In light of the aforesaid, while the academic debate surrounding the applicability of the ‘group of companies’ doctrine is worth pondering over, it should not dilute the significance of the growing acceptance of the doctrine across courts in India. The Supreme Court of India, across a number of judgments, has struck the right note by emphasizing fundamental principles of mutual intention and implied consent. It is also important to distinguish the ‘group of companies’ doctrine from ‘piercing of the corporate veil’, a question that is dealt with very often in arbitral proceedings.
It is without a doubt that the notion that an award can be enforced against a non-signatory does raise serious concerns regarding due process. If a non-signatory is included as a party to the arbitration, the appropriate due process would be to give the non-signatory an equal opportunity to be heard and to properly defend its claims. Furthermore, the judgment in Cheran Properties also expands the doctrine beyond its original purpose, which was simply to bind non-signatories to an arbitration agreement. Taking into consideration the precedent set out in Chloro Controls and Cheran Properties creates a dangerous scope for the use of the doctrine to enforce awards against non-parties to the arbitral proceedings. In fact, the threshold of ‘common intent’ also seems to have lowered in the case of Mahanagar Telephone Nigam Ltd. v. Canara Bank, wherein the Supreme Court while building on Chloro Controls stated that, “there is a tight group structure with strong organizational and financial links, so as to constitute a single economic unit or a single economic reality“.

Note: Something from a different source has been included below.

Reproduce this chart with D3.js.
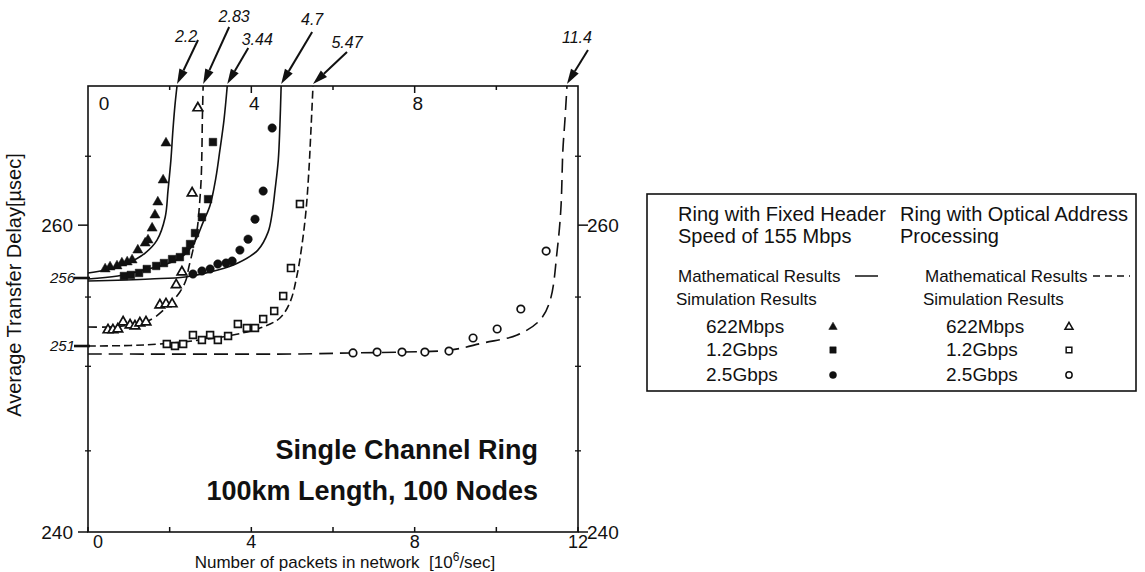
<!DOCTYPE html>
<meta charset="utf-8">
<script src="https://d3js.org/d3.v7.min.js"></script>
<style>
  body { margin: 0; background: #fff; }
  text { font-family: "Liberation Sans", Arial, Helvetica, sans-serif; fill: #111; }
</style>

<!-- Create a div where the graph will take place -->
<div id="my_dataviz"></div>
<script>

  // axis values
  var xTicks = [0, 2, 4, 6, 8, 10, 12];
  var xLabels = [0, 4, 8, 12];
  var yBreaks = [240, 251, 256, 260, 270.5];
  var yLabels = [240, 260];
  var yMinorTicks = [244.8, 249.8, 254.6, 265.2];
  var yStartLabels = [256, 251];

  // mathematical results [packets 10^6/sec, delay usec]
  var mathFixed622 = [[0, 256.38], [0.42, 256.6], [0.98, 257.13], [1.4, 257.89], [1.69, 258.87], [1.89, 260.6],
    [1.96, 262.64], [2.03, 264.91], [2.08, 267.18], [2.13, 269.06], [2.18, 270.5]];
  var mathFixed12 = [[0, 255.93], [0.73, 256.15], [1.57, 256.75], [2.06, 257.21], [2.38, 257.81], [2.62, 258.79],
    [2.82, 260.23], [2.99, 261.51], [3.13, 263.55], [3.23, 265.66], [3.33, 267.93], [3.41, 270.5]];
  var mathFixed25 = [[0, 255.78], [1.52, 255.93], [2.38, 256.08], [3.18, 256.6], [3.67, 257.13], [4.16, 258.11],
    [4.41, 259.47], [4.51, 260.91], [4.58, 262.64], [4.66, 264.91], [4.7, 267.55], [4.73, 270.5]];
  var mathOptical622 = [[0, 252.4], [0.47, 252.4], [1.03, 252.54], [1.52, 252.91], [1.93, 253.87], [2.25, 254.97],
    [2.4, 255.85], [2.47, 256.83], [2.57, 258.11], [2.67, 259.62], [2.72, 261.13], [2.77, 263.4], [2.79, 265.66],
    [2.8, 267.93], [2.82, 270.5]];
  var mathOptical12 = [[0, 251], [1.03, 251.04], [1.76, 251.15], [2.74, 251.44], [3.55, 251.81], [4.21, 252.32],
    [4.7, 253.06], [4.95, 254.24], [5.12, 256.23], [5.24, 258.49], [5.34, 261.13], [5.41, 264.15], [5.46, 267.18],
    [5.51, 270.5]];
  var mathOptical25 = [[0, 250.53], [5.19, 250.53], [6.42, 250.59], [7.64, 250.64], [8.87, 250.76], [9.67, 251.22],
    [10.51, 251.81], [11.07, 252.91], [11.32, 254.38], [11.49, 258.08], [11.58, 261.2], [11.63, 265.66],
    [11.68, 267.93], [11.73, 270.5]];

  // simulation results
  var simFixed622 = [[0.42, 256.68], [0.54, 256.83], [0.71, 256.91], [0.83, 257.13], [0.96, 257.21], [1.08, 257.36],
    [1.22, 258.11], [1.4, 258.64], [1.47, 258.87], [1.57, 259.77], [1.64, 260.76], [1.71, 261.74], [1.84, 263.4],
    [1.91, 266.19]];
  var simFixed12 = [[0.88, 256.15], [1.05, 256.23], [1.25, 256.38], [1.44, 256.68], [1.67, 256.91], [1.86, 257.13],
    [2.06, 257.43], [2.25, 257.58], [2.4, 258.04], [2.5, 258.57], [2.62, 259.4], [2.79, 260.6], [2.94, 261.96],
    [3.06, 266.27]];
  var simFixed25 = [[2.57, 256.3], [2.79, 256.53], [2.99, 256.68], [3.18, 257.06], [3.38, 257.13], [3.53, 257.28],
    [3.72, 258.11], [3.92, 258.94], [4.09, 260.45], [4.29, 262.57], [4.51, 267.33]];
  var simOptical622 = [[0.49, 252.18], [0.61, 252.18], [0.73, 252.25], [0.86, 252.76], [1.03, 252.54], [1.15, 252.47],
    [1.27, 252.69], [1.42, 252.76], [1.76, 254.01], [1.91, 254.09], [2.06, 254.09], [2.16, 255.49], [2.3, 256.45],
    [2.55, 262.42], [2.69, 268.84]];
  var simOptical12 = [[1.93, 251.15], [2.13, 251], [2.33, 251.15], [2.57, 251.81], [2.79, 251.44], [2.99, 251.81],
    [3.18, 251.44], [3.43, 251.74], [3.67, 252.62], [3.89, 252.32], [4.09, 252.32], [4.29, 252.99], [4.56, 253.57],
    [4.78, 254.68], [4.97, 256.75], [5.19, 261.59]];
  var simOptical25 = [[6.49, 250.59], [7.08, 250.64], [7.69, 250.64], [8.25, 250.64], [8.84, 250.7], [9.43, 251.59],
    [10.02, 252.25], [10.6, 253.72], [11.22, 258.04]];

  // saturation points marked with arrows
  var saturation = ["2.2", "2.83", "3.44", "4.7", "5.47", "11.4"];

  // legend texts
  var legendHeads = [["Ring with Fixed Header", "Speed of 155 Mbps"], ["Ring with Optical Address", "Processing"]];
  var legendRates = ["622Mbps", "1.2Gbps", "2.5Gbps"];

  // set the dimensions and margins of the graph
  var margin = { top: 86, left: 88 },
    width = 490,
    height = 446;

  var svg = d3.select("#my_dataviz")
    .append("svg")
    .attr("width", 1145)
    .attr("height", 572);

  var g = svg.append("g")
    .attr("transform", "translate(" + margin.left + "," + margin.top + ")");

  var x = d3.scaleLinear().domain([0, 12]).range([0, width]);
  // the scanned axis is not evenly spaced, so use a piecewise scale
  var y = d3.scaleLinear().domain(yBreaks)
    .range([1, 0.583, 0.4305, 0.312, 0].map(function (f) { return f * height; }));

  // frame
  g.append("rect")
    .attr("width", width).attr("height", height)
    .attr("fill", "none").attr("stroke", "#111").attr("stroke-width", 1.6);

  // top ticks + labels inside the frame
  g.selectAll(".ttick").data(xTicks.slice(1, -1)).enter().append("line")
    .attr("x1", x).attr("x2", x)
    .attr("y1", 0).attr("y2", function (d) { return d % 4 === 0 ? 7 : 4; })
    .attr("stroke", "#111").attr("stroke-width", 1.5);
  g.selectAll(".tlab").data(xLabels.slice(0, -1)).enter().append("text")
    .attr("x", function (d) { return x(d) + (d === 0 ? 16 : 3); })
    .attr("y", 24)
    .attr("text-anchor", "middle").style("font-size", "19px")
    .text(function (d) { return d; });

  // bottom ticks + labels
  g.selectAll(".btick").data(xTicks).enter().append("line")
    .attr("x1", x).attr("x2", x)
    .attr("y1", height - 5).attr("y2", height)
    .attr("stroke", "#111").attr("stroke-width", 1.5);
  g.selectAll(".blab").data(xLabels).enter().append("text")
    .attr("x", function (d) { return x(d) + (d === 0 ? 10 : 0); })
    .attr("y", height + 16)
    .attr("text-anchor", "middle").style("font-size", "18px")
    .text(function (d) { return d; });

  // left and right y ticks
  [0, width].forEach(function (side) {
    var dir = side === 0 ? -1 : 1;
    g.selectAll(null).data(yLabels).enter().append("line")
      .attr("x1", side).attr("x2", side + dir * 10)
      .attr("y1", y).attr("y2", y)
      .attr("stroke", "#111").attr("stroke-width", 1.5);
    g.selectAll(null).data(yLabels).enter().append("text")
      .attr("x", side + dir * (side === 0 ? 15 : 9))
      .attr("y", y).attr("dy", "0.35em")
      .attr("text-anchor", side === 0 ? "end" : "start")
      .style("font-size", "19px")
      .text(function (d) { return d; });
    g.selectAll(null).data(yMinorTicks).enter().append("line")
      .attr("x1", side - 3).attr("x2", side + 3)
      .attr("y1", y).attr("y2", y)
      .attr("stroke", "#111").attr("stroke-width", 1.3);
  });

  // starting delays marked on the left axis
  g.selectAll(".slab").data(yStartLabels).enter().append("line")
    .attr("x1", -14).attr("x2", 2)
    .attr("y1", y).attr("y2", y)
    .attr("stroke", "#111").attr("stroke-width", 2.6);
  g.selectAll(".stext").data(yStartLabels).enter().append("text")
    .attr("x", -13).attr("y", y).attr("dy", "0.35em")
    .attr("text-anchor", "end")
    .style("font-size", "15px").style("font-style", "italic")
    .text(function (d) { return d; });

  // axis titles
  svg.append("text")
    .attr("transform", "translate(21,285) rotate(-90)")
    .attr("text-anchor", "middle").style("font-size", "20px")
    .text("Average Transfer Delay[\u00b5sec]");
  var xt = svg.append("text")
    .attr("x", 345).attr("y", 568)
    .attr("text-anchor", "middle").style("font-size", "17px")
    .attr("xml:space", "preserve");
  xt.append("tspan").text("Number of packets in network  [10");
  xt.append("tspan").attr("dy", -7).style("font-size", "12px").text("6");
  xt.append("tspan").attr("dy", 7).text("/sec]");

  // chart caption
  g.append("text")
    .attr("x", 450).attr("y", 373)
    .attr("text-anchor", "end").style("font-size", "27px").style("font-weight", "bold")
    .text("Single Channel Ring");
  g.append("text")
    .attr("x", 450).attr("y", 414)
    .attr("text-anchor", "end").style("font-size", "27px").style("font-weight", "bold")
    .text("100km Length, 100 Nodes");

  // mathematical curves
  var line = d3.line()
    .x(function (d) { return x(d[0]); })
    .y(function (d) { return y(d[1]); })
    .curve(d3.curveCatmullRom.alpha(0.5));

  var curves = [
    { data: mathFixed622, dash: null },
    { data: mathOptical622, dash: "9,5" },
    { data: mathFixed12, dash: null },
    { data: mathFixed25, dash: null },
    { data: mathOptical12, dash: "8,4" },
    { data: mathOptical25, dash: "14,7" }
  ];

  curves.forEach(function (c) {
    g.append("path")
      .datum(c.data)
      .attr("fill", "none")
      .attr("stroke", "#111")
      .attr("stroke-width", 1.6)
      .attr("stroke-dasharray", c.dash)
      .attr("d", line);
  });

  // simulation points
  var sims = [
    { data: simFixed622, type: d3.symbolTriangle, size: 44, open: false },
    { data: simFixed12, type: d3.symbolSquare, size: 58, open: false },
    { data: simFixed25, type: d3.symbolCircle, size: 56, open: false },
    { data: simOptical622, type: d3.symbolTriangle, size: 40, open: true },
    { data: simOptical12, type: d3.symbolSquare, size: 46, open: true },
    { data: simOptical25, type: d3.symbolCircle, size: 44, open: true }
  ];

  sims.forEach(function (s) {
    g.selectAll(null).data(s.data).enter().append("path")
      .attr("transform", function (d) { return "translate(" + x(d[0]) + "," + y(d[1]) + ")"; })
      .attr("d", d3.symbol().type(s.type).size(s.size))
      .attr("fill", s.open ? "#fff" : "#111")
      .attr("stroke", "#111")
      .attr("stroke-width", s.open ? 1.7 : 0.5);
  });

  // arrows pointing at the saturation of each curve
  // rise/run of each arrow shaft and where its label sits next to the tail
  var arrowLayout = [
    { rise: 44, run: 21, lx: -12, ly: 2 },
    { rise: 57, run: 26, lx: 5, ly: -5 },
    { rise: 36, run: 21, lx: 9, ly: -3 },
    { rise: 52, run: 31, lx: 0, ly: -7 },
    { rise: 32, run: 34, lx: 0, ly: -4 },
    { rise: 34, run: 21, lx: -11, ly: -7 }
  ];
  saturation.forEach(function (label, i) {
    var top = curves[i].data[curves[i].data.length - 1];
    var a = arrowLayout[i];
    var tx = x(top[0]), ty = -2;
    var ang = Math.atan2(a.rise, -a.run);
    var hl = 15, hw = 4.5;
    var bx = tx - hl * Math.cos(ang), by = ty - hl * Math.sin(ang);
    var px = -Math.sin(ang) * hw, py = Math.cos(ang) * hw;
    g.append("line")
      .attr("x1", tx + a.run).attr("y1", ty - a.rise)
      .attr("x2", bx).attr("y2", by)
      .attr("stroke", "#111").attr("stroke-width", 2);
    g.append("path")
      .attr("d", "M" + tx + "," + ty + "L" + (bx + px) + "," + (by + py) + "L" + (bx - px) + "," + (by - py) + "Z")
      .attr("fill", "#111");
    g.append("text")
      .attr("x", tx + a.run + a.lx).attr("y", ty - a.rise + a.ly)
      .attr("text-anchor", "middle")
      .style("font-size", "16px").style("font-style", "italic")
      .text(label);
  });

  // legend
  var lg = svg.append("g");
  lg.append("rect")
    .attr("x", 647).attr("y", 194).attr("width", 489).attr("height", 197)
    .attr("fill", "none").attr("stroke", "#111").attr("stroke-width", 1.6);

  var colX = [678, 900];
  legendHeads.forEach(function (h, c) {
    lg.append("text").attr("x", colX[c]).attr("y", 221).style("font-size", "20px").text(h[0]);
    lg.append("text").attr("x", colX[c]).attr("y", 243).style("font-size", "20px").text(h[1]);
    var indent = c === 0 ? 0 : 25;
    lg.append("text").attr("x", colX[c] + indent).attr("y", 282).style("font-size", "17px")
      .text("Mathematical Results");
    lg.append("text").attr("x", colX[c] + indent - 2).attr("y", 305).style("font-size", "17px")
      .text("Simulation Results");
  });
  lg.append("line").attr("x1", 855).attr("x2", 878).attr("y1", 276).attr("y2", 276)
    .attr("stroke", "#111").attr("stroke-width", 1.5);
  lg.append("line").attr("x1", 1093).attr("x2", 1130).attr("y1", 276).attr("y2", 276)
    .attr("stroke", "#111").attr("stroke-width", 1.5).attr("stroke-dasharray", "7,5");

  var rateY = [333, 356, 381];
  legendRates.forEach(function (r, i) {
    [0, 1].forEach(function (c) {
      lg.append("text")
        .attr("x", colX[c] + (c === 0 ? 28 : 46)).attr("y", rateY[i])
        .style("font-size", "19px").text(r);
      var s = sims[c * 3 + i];
      lg.append("path")
        .attr("transform", "translate(" + (c === 0 ? 833 : 1069) + "," + (rateY[i] - 6) + ")")
        .attr("d", d3.symbol().type(s.type).size(s.size * 0.7))
        .attr("fill", s.open ? "#fff" : "#111")
        .attr("stroke", "#111")
        .attr("stroke-width", s.open ? 1.5 : 0.5);
    });
  });

</script>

The doctrine, being strongly embedded with the principle of implied consent is purely based on parties’ intentions that a particular entity is bound by the arbitration agreement. However, the doctrine does have a complex relationship with international arbitration law. Whilst some courts and tribunals have embraced it, most have been more critical of it. Yet, a bare reading of the judgments passed by Indian courts with regard to the applicability of this doctrine does create space for critique that maybe the courts appear to have expanded beyond the doctrine’s original ambit. It would be essential for the Supreme Court of India to revisit the doctrine to determine whether it continues to have a jurisprudence basis in Indian law, and if so, what are the parameters for the same.